**Directions for this task**
Show, in full, each line of the data that contains "with".

**Collected data**
--- start ---
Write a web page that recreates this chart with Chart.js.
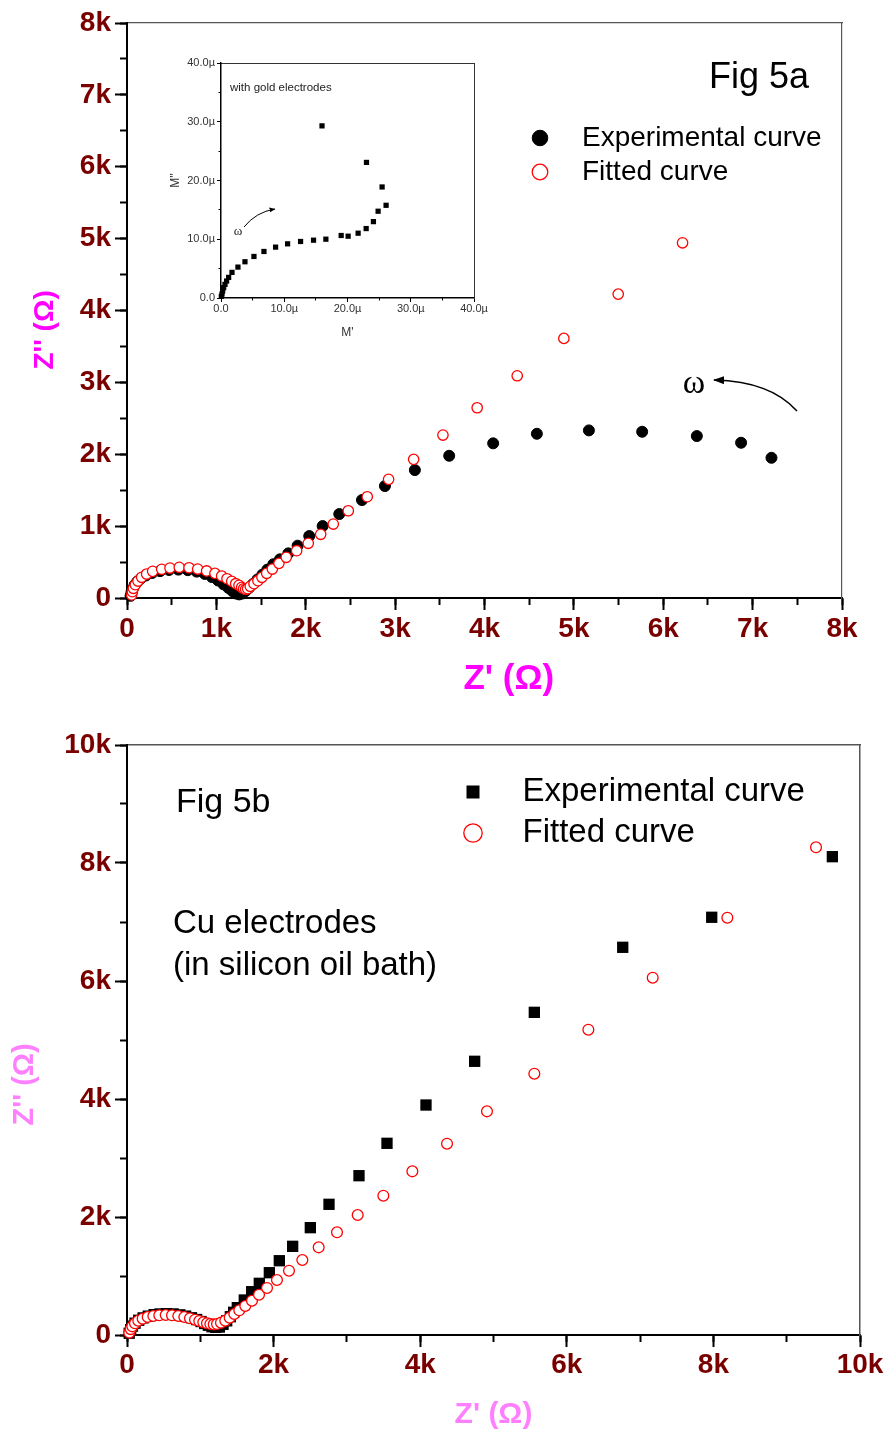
<!DOCTYPE html>
<html><head><meta charset="utf-8">
<script src="https://cdn.jsdelivr.net/npm/chart.js@4.4.1/dist/chart.umd.min.js"></script>
<style>
html,body{margin:0;padding:0;background:#fff;}
#wrap{position:relative;width:888px;height:1433px;overflow:hidden;background:#fff;font-family:"Liberation Sans",Arial,sans-serif;}
canvas{position:absolute;}
.t{position:absolute;white-space:nowrap;line-height:1;color:#000;}
.s{font-family:"Liberation Serif","Times New Roman",serif;text-align:center;}
</style></head><body>
<div id="wrap">
<canvas id="c1" width="888" height="720" style="left:0;top:0;width:888px;height:720px"></canvas>
<canvas id="c2" width="888" height="713" style="left:0;top:720px;width:888px;height:713px"></canvas>
<canvas id="c3" width="340" height="300" style="left:150px;top:50px;width:340px;height:300px"></canvas>
<div class="t" style="left:709px;top:58px;font-size:36px">Fig 5a</div>
<div class="t" style="left:230px;top:82px;font-size:11.5px;color:#222">with gold electrodes</div>
<div class="t s" style="left:664px;top:365px;width:60px;font-size:34px">ω</div>
<div class="t s" style="left:223px;top:224px;width:30px;font-size:13px;color:#222">ω</div>
<div class="t" style="left:176px;top:783px;font-size:34px">Fig 5b</div>
<div class="t" style="left:173px;top:905px;font-size:33px">Cu electrodes</div>
<div class="t" style="left:173px;top:947px;font-size:33px">(in silicon oil bath)</div>
<svg width="888" height="1433" style="position:absolute;left:0;top:0;pointer-events:none">
<defs>
<marker id="ah" markerWidth="11" markerHeight="8" refX="10" refY="4" orient="auto" markerUnits="userSpaceOnUse"><path d="M0,0 L11,4 L0,8 z" fill="#000"/></marker>
<marker id="ah2" markerWidth="6" markerHeight="5" refX="5.5" refY="2.5" orient="auto" markerUnits="userSpaceOnUse"><path d="M0,0 L6,2.5 L0,5 z" fill="#000"/></marker>
</defs>
<path d="M797 411 Q 770 381 714 380" stroke="#000" stroke-width="1.5" fill="none" marker-end="url(#ah)"/>
<path d="M244 227 Q 256 212 275 209" stroke="#000" stroke-width="1" fill="none" marker-end="url(#ah2)"/>
</svg>
</div>
<script>
// ---------- DATA (Ohm) : Fig 5a ----------
const seriesLabels = ['Experimental curve', 'Fitted curve'];

const topExpZre = [40,50,65,85,115,155,210,280,370,470,575,680,780,870,950,1020,1080,1135,1180,1220,1255,1290,1325,1365,1410,1460,1515,1570,1637,1711,1805,1909,2039,2189,2375,2629,2886,3221,3605,4097,4586,5168,5764,6376,6871,7211];
const topExpZim = [30,80,130,180,228,272,312,348,374,390,395,387,367,335,292,243,190,140,95,62,50,62,95,140,195,258,325,395,470,538,621,728,862,1001,1168,1363,1558,1780,1979,2152,2285,2332,2313,2253,2160,1951];

const topFitZre = [52,60,71,93,123,164,220,287,388,481,585,694,791,891,984,1059,1119,1171,1216,1253,1283,1305,1327,1350,1379,1421,1465,1510,1563,1626,1700,1782,1898,2028,2167,2308,2476,2688,2927,3207,3535,3918,4366,4888,5496,6216];
const topFitZim = [42,88,135,185,236,288,334,371,399,417,427,421,403,376,343,306,268,232,199,177,149,129,121,129,163,199,241,288,344,403,482,566,658,761,886,1029,1214,1409,1651,1929,2267,2647,3092,3612,4228,4942];

// ---------- DATA : inset (modulus, micro units) ----------
const insetMre = [0.05,0.16,0.26,0.42,0.63,0.89,1.21,1.74,2.68,3.79,5.21,6.79,8.63,10.53,12.58,14.63,16.58,19.0,20.1,21.68,22.95,24.1,24.84,26.1,25.47,23.0,15.97];
const insetMim = [0.28,0.68,1.19,1.75,2.32,2.89,3.51,4.36,5.26,6.17,7.07,7.92,8.66,9.22,9.62,9.84,10.01,10.64,10.52,11.03,11.82,13.0,14.77,15.78,18.9,23.08,29.3];

// ---------- DATA (Ohm) : Fig 5b ----------
const botExpZre = [30,50,75,110,160,220,290,370,450,540,630,720,800,880,950,1010,1060,1110,1160,1210,1260,1310,1360,1410,1455,1505,1600,1701,1805,1942,2078,2260,2501,2756,3165,3547,4079,4743,5557,6763,7977,9623];
const botExpZim = [30,90,150,200,250,290,320,345,357,362,357,342,320,292,262,228,195,165,140,130,135,180,240,310,385,463,593,734,876,1056,1259,1503,1819,2215,2700,3249,3898,4639,5469,6571,7080,8107];

const botFitZre = [31,50,72,109,154,214,282,359,441,528,614,700,782,859,928,986,1041,1091,1137,1183,1228,1282,1341,1401,1464,1532,1614,1705,1801,1910,2046,2210,2392,2615,2865,3147,3497,3893,4366,4911,5557,6294,7172,8190,9400];
const botFitZim = [39,100,147,198,242,276,305,322,334,339,334,322,305,283,259,237,215,198,186,180,186,209,243,294,356,419,492,581,683,797,932,1090,1271,1486,1741,2034,2361,2774,3242,3791,4429,5175,6056,7073,8266];

// ---------- helpers ----------
const pts = (xs, ys) => xs.map((x, i) => ({x: x, y: ys[i]}));
const kLabel = v => v === 0 ? '0' : (v / 1000) + 'k';
const muLabel = v => v === 0 ? '0.0' : v.toFixed(1) + 'µ';
const MAROON = '#7a0000';
Chart.defaults.font.family = "'Liberation Sans', Arial, sans-serif";
Chart.defaults.color = '#000';

const fixW = w => s => { s.width = w; s.paddingLeft = s.paddingRight = s.paddingTop = s.paddingBottom = 0; };
const fixH = h => s => { s.height = h; s.paddingLeft = s.paddingRight = s.paddingTop = s.paddingBottom = 0; };

function buildScales(o) {
  const minorGrid = len => ({drawOnChartArea: false, tickLength: len, tickWidth: o.tickW, tickColor: '#000'});
  return {
    x: {type: 'linear', position: 'bottom', weight: 1, min: o.xmin, max: o.xmax, afterFit: fixH(o.xH),
        ticks: {stepSize: o.xMajor, callback: o.fmt, color: o.labelColor, font: o.tickFont, padding: o.xPad, maxRotation: 0, autoSkip: false},
        grid: minorGrid(o.majorLen), border: {color: '#000', width: o.axisW},
        title: {display: true, text: o.xTitle, color: o.xTitleColor, font: o.xTitleFont, padding: {top: 0, bottom: o.xTitlePad}}},
    xMinor: {type: 'linear', position: 'bottom', weight: 0, min: o.xmin, max: o.xmax, afterFit: fixH(0),
        ticks: {stepSize: o.xMinor, display: false}, grid: minorGrid(o.minorLen), border: {display: false}},
    xTop: {type: 'linear', position: 'top', min: o.xmin, max: o.xmax, afterFit: fixH(0),
        ticks: {display: false}, grid: {drawOnChartArea: false, drawTicks: false}, border: {color: o.frameColor, width: o.frameW}},
    y: {type: 'linear', position: 'left', weight: 1, min: o.ymin, max: o.ymax, afterFit: fixW(o.yW),
        ticks: {stepSize: o.yMajor, callback: o.fmt, color: o.labelColor, font: o.tickFont, padding: o.yPad, autoSkip: false},
        grid: minorGrid(o.majorLen), border: {color: '#000', width: o.axisW},
        title: {display: true, text: o.yTitle, color: o.yTitleColor, font: o.yTitleFont, padding: {top: o.yTitlePad, bottom: 0}}},
    yMinor: {type: 'linear', position: 'left', weight: 0, min: o.ymin, max: o.ymax, afterFit: fixW(0),
        ticks: {stepSize: o.yMinor, display: false}, grid: minorGrid(o.minorLen), border: {display: false}},
    yRight: {type: 'linear', position: 'right', min: o.ymin, max: o.ymax, afterFit: fixW(0),
        ticks: {display: false}, grid: {drawOnChartArea: false, drawTicks: false}, border: {color: o.frameColor, width: o.frameW}}
  };
}

const placeLegend = (l, t) => ({
  id: 'placeLegend',
  afterLayout(chart) {
    const lg = chart.legend;
    if (!lg) return;
    lg.left = l; lg.top = t; lg.right = l + 420; lg.bottom = t + 200;
    lg.width = 420; lg.height = 200;
  }
});

function legendOpts(fontSize, boxH, pad) {
  return {
    display: true, position: 'chartArea', align: 'start',
    labels: {
      usePointStyle: true, boxWidth: fontSize, boxHeight: boxH, padding: pad,
      font: {size: fontSize}, color: '#000',
      sort: (a, b) => a.datasetIndex - b.datasetIndex,
      generateLabels: chart => Chart.defaults.plugins.legend.labels.generateLabels(chart)
        .map(it => Object.assign(it, {text: '\u2002' + it.text}))
    }
  };
}

const common = {
  responsive: false, animation: false, devicePixelRatio: 1, events: []
};

// ---------- Fig 5a ----------
new Chart(document.getElementById('c1'), {
  type: 'scatter',
  data: {datasets: [
    {label: seriesLabels[0], data: pts(topExpZre, topExpZim), order: 2, clip: false,
     pointStyle: 'circle', pointRadius: 5.5, backgroundColor: '#000', borderColor: '#000', borderWidth: 1},
    {label: seriesLabels[1], data: pts(topFitZre, topFitZim), order: 1, clip: false,
     pointStyle: 'circle', pointRadius: 5.2, backgroundColor: '#fff', borderColor: '#ff0000', borderWidth: 1.3}
  ]},
  options: Object.assign({}, common, {
    layout: {padding: {top: 23, right: 46, left: 0, bottom: 0}},
    scales: buildScales({
      xmin: 0, xmax: 8000, ymin: 0, ymax: 8000, xMajor: 1000, xMinor: 500, yMajor: 1000, yMinor: 500,
      xH: 122, yW: 127, fmt: kLabel, labelColor: MAROON, tickFont: {size: 28, weight: 'bold'},
      xPad: 2, yPad: 4, majorLen: 12, minorLen: 7, tickW: 2, axisW: 2, frameColor: '#555', frameW: 1.2,
      xTitle: "     Z' (Ω)", xTitleColor: '#ff00ff', xTitleFont: {size: 35, weight: 'bold'}, xTitlePad: 20,
      yTitle: "Z'' (Ω)     ", yTitleColor: '#ff00ff', yTitleFont: {size: 28, weight: 'bold'}, yTitlePad: 28
    }),
    plugins: {legend: legendOpts(28, 11, 6), tooltip: {enabled: false}}
  }),
  plugins: [placeLegend(520, 118)]
});

// ---------- Inset ----------
new Chart(document.getElementById('c3'), {
  type: 'scatter',
  data: {datasets: [
    {label: "M''", data: pts(insetMre, insetMim), clip: false,
     pointStyle: 'rect', pointRadius: 3.7, backgroundColor: '#000', borderWidth: 0}
  ]},
  options: Object.assign({}, common, {
    layout: {padding: {top: 13, right: 16, left: 0, bottom: 0}},
    scales: buildScales({
      xmin: 0, xmax: 40, ymin: 0, ymax: 40, xMajor: 10, xMinor: 5, yMajor: 10, yMinor: 5,
      xH: 52, yW: 71, fmt: muLabel, labelColor: '#333', tickFont: {size: 11},
      xPad: 0, yPad: 2, majorLen: 4, minorLen: 2.5, tickW: 1, axisW: 1.5, frameColor: '#333', frameW: 1,
      xTitle: "M'", xTitleColor: '#333', xTitleFont: {size: 12}, xTitlePad: 10,
      yTitle: "M''", yTitleColor: '#333', yTitleFont: {size: 12}, yTitlePad: 18
    }),
    plugins: {legend: {display: false}, tooltip: {enabled: false}}
  })
});

// ---------- Fig 5b ----------
new Chart(document.getElementById('c2'), {
  type: 'scatter',
  data: {datasets: [
    {label: seriesLabels[0], data: pts(botExpZre, botExpZim), order: 2, clip: false,
     pointStyle: 'rect', pointRadius: 8, backgroundColor: '#000', borderColor: '#000', borderWidth: 0},
    {label: seriesLabels[1], data: pts(botFitZre, botFitZim), order: 1, clip: false,
     pointStyle: 'circle', pointRadius: 5.4, backgroundColor: '#fff', borderColor: '#ff0000', borderWidth: 1.3}
  ]},
  options: Object.assign({}, common, {
    layout: {padding: {top: 25, right: 28, left: 0, bottom: 0}},
    scales: buildScales({
      xmin: 0, xmax: 10000, ymin: 0, ymax: 10000, xMajor: 2000, xMinor: 1000, yMajor: 2000, yMinor: 1000,
      xH: 98, yW: 127, fmt: kLabel, labelColor: MAROON, tickFont: {size: 28, weight: 'bold'},
      xPad: 1, yPad: 4, majorLen: 12, minorLen: 7, tickW: 2, axisW: 2, frameColor: '#555', frameW: 1.5,
      xTitle: "Z' (Ω)", xTitleColor: '#ff80ff', xTitleFont: {size: 30, weight: 'bold'}, xTitlePad: 0,
      yTitle: "Z'' (Ω)           ", yTitleColor: '#ff80ff', yTitleFont: {size: 29, weight: 'bold'}, yTitlePad: 8
    }),
    plugins: {legend: legendOpts(33, 13, 8), tooltip: {enabled: false}}
  }),
  plugins: [placeLegend(448.5, 47.5)]
});
</script>
</body></html>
--- end ---
**Answer below**
Write a web page that recreates this chart with Chart.js.
<div class="t" style="left:230px;top:82px;font-size:11.5px;color:#222">with gold electrodes</div>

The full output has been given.